Written task: Your task is to quote the listing below exactly, beginning with its first line and ending on the line bearing "from matplotlib.ticker import MultipleLocator".

Data segment:

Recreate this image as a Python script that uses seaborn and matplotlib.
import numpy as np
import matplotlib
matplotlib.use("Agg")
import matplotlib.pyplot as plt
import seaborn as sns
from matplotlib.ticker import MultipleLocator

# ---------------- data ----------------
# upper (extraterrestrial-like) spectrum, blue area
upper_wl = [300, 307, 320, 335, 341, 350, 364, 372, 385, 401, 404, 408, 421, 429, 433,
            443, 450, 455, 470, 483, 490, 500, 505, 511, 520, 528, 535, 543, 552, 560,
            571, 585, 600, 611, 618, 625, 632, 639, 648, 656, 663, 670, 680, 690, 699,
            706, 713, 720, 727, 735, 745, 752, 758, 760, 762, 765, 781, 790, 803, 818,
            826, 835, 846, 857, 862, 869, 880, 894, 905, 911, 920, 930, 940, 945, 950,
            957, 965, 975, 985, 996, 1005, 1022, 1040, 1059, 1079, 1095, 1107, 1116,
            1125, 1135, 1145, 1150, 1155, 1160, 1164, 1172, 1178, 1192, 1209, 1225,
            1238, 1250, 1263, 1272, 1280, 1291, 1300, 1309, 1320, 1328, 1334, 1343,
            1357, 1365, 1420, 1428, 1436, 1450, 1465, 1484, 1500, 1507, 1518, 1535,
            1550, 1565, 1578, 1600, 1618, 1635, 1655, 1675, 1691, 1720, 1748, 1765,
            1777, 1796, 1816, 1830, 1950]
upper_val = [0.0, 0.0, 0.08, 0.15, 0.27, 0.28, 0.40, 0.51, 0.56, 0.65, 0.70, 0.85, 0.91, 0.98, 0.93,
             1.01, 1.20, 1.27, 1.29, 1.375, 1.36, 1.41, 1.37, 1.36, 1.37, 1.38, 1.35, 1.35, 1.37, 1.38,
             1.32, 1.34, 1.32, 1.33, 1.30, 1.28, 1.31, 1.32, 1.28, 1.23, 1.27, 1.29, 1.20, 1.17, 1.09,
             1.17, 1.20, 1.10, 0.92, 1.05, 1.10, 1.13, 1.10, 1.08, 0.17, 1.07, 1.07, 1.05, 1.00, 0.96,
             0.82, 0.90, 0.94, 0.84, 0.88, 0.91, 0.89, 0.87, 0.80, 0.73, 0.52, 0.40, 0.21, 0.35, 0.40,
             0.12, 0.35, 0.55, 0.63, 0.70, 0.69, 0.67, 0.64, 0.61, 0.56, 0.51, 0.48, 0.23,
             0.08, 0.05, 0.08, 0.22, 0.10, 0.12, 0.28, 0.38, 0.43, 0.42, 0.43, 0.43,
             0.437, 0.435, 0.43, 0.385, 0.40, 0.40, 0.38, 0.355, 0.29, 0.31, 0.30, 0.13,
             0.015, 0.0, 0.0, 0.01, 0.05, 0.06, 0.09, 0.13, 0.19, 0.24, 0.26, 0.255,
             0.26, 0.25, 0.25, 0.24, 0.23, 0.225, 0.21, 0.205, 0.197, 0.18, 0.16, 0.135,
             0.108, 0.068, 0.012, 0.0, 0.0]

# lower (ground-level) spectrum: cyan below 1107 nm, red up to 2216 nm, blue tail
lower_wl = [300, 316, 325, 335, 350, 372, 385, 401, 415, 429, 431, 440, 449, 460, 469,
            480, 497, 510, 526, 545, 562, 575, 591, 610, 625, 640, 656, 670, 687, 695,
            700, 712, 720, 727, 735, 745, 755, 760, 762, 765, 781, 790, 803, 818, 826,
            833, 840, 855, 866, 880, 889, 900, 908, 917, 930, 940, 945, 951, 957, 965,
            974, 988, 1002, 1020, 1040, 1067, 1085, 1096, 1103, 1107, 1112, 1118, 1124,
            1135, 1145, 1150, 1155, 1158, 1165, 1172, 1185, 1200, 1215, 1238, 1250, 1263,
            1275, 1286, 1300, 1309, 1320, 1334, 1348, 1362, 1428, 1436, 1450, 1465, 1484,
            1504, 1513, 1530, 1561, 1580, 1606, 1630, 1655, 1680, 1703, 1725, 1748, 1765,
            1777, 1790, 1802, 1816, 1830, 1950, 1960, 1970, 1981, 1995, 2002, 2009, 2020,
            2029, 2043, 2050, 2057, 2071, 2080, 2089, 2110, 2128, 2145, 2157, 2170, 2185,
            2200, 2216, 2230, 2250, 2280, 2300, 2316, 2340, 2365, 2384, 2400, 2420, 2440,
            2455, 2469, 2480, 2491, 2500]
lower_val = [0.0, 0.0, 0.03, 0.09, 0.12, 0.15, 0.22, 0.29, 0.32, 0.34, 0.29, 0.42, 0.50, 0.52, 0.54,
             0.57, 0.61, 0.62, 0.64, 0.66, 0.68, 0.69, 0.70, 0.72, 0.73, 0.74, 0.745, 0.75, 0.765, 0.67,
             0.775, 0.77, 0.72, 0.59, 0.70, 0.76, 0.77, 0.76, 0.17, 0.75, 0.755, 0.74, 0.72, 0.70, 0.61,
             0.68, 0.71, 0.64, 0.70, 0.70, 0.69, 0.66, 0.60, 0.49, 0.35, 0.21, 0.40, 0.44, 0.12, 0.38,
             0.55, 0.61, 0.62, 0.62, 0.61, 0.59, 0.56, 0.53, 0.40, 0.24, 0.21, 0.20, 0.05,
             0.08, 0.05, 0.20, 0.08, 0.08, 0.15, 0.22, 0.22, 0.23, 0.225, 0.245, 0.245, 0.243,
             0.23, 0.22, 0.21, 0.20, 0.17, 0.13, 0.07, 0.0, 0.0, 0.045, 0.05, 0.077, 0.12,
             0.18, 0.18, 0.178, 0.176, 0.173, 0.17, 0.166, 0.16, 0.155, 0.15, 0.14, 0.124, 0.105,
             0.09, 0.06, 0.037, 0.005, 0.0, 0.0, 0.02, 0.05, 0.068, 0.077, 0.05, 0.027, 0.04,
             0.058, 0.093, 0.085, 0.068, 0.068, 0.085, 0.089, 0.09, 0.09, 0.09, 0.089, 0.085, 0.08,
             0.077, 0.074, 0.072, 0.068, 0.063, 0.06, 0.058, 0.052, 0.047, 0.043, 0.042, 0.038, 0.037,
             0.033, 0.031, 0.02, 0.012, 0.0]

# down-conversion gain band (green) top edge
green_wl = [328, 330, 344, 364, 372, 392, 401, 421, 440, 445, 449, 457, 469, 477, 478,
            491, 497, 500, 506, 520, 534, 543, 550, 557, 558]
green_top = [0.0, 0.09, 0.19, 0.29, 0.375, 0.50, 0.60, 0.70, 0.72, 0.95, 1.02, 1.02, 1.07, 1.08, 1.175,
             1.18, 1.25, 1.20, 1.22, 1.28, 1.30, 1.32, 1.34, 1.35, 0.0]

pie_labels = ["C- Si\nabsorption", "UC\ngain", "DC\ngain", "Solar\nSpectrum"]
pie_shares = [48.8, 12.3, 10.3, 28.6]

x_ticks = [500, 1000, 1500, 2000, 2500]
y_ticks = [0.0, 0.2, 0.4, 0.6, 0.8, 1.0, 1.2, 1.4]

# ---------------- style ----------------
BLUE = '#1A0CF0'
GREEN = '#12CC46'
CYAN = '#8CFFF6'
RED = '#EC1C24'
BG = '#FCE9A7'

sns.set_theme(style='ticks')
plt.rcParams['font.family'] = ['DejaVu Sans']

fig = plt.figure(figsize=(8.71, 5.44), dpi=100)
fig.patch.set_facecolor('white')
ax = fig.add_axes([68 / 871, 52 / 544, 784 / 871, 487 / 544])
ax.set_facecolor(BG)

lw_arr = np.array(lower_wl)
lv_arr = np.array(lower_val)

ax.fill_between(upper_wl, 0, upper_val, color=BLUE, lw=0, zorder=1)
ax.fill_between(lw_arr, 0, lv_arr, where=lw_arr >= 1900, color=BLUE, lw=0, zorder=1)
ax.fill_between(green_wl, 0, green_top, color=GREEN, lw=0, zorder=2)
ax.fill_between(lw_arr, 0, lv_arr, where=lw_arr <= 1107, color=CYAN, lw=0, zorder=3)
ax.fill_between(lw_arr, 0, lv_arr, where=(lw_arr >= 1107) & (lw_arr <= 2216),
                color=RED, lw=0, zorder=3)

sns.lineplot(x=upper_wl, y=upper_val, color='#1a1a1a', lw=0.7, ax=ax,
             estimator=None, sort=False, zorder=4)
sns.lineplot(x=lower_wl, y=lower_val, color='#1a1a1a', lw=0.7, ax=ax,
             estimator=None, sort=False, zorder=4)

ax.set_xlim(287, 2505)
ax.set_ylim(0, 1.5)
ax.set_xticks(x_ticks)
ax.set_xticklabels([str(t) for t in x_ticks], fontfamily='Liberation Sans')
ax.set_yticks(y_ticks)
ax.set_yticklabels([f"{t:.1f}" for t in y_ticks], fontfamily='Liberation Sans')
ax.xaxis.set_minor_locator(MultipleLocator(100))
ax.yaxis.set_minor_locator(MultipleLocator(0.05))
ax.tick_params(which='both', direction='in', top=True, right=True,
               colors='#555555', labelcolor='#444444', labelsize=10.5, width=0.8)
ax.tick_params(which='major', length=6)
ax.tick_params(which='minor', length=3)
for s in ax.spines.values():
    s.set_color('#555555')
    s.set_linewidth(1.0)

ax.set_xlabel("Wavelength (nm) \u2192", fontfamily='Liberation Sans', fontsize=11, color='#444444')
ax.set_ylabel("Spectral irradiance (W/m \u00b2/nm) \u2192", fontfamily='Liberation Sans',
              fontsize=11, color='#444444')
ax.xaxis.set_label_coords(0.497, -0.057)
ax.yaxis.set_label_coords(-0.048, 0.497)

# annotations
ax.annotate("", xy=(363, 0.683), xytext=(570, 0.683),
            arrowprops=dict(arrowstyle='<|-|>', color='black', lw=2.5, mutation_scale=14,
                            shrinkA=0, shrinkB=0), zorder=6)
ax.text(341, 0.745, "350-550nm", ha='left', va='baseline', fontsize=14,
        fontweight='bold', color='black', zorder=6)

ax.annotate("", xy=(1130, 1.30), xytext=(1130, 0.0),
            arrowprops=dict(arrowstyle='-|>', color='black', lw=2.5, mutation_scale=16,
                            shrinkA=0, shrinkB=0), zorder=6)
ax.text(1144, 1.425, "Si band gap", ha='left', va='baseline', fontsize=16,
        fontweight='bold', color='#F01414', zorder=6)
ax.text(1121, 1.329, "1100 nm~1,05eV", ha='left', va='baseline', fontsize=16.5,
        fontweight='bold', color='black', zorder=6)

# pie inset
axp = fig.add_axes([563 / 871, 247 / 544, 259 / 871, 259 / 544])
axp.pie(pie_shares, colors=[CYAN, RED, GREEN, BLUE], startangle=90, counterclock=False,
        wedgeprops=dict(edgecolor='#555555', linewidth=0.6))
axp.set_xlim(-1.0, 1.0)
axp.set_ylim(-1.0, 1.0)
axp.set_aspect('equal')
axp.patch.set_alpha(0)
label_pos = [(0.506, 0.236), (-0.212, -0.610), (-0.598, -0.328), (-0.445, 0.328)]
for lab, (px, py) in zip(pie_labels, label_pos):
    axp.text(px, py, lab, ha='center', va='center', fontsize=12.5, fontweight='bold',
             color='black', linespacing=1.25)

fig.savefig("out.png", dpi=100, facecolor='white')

Task answer:
Recreate this image as a Python script that uses seaborn and matplotlib.
import numpy as np
import matplotlib
matplotlib.use("Agg")
import matplotlib.pyplot as plt
import seaborn as sns
from matplotlib.ticker import MultipleLocator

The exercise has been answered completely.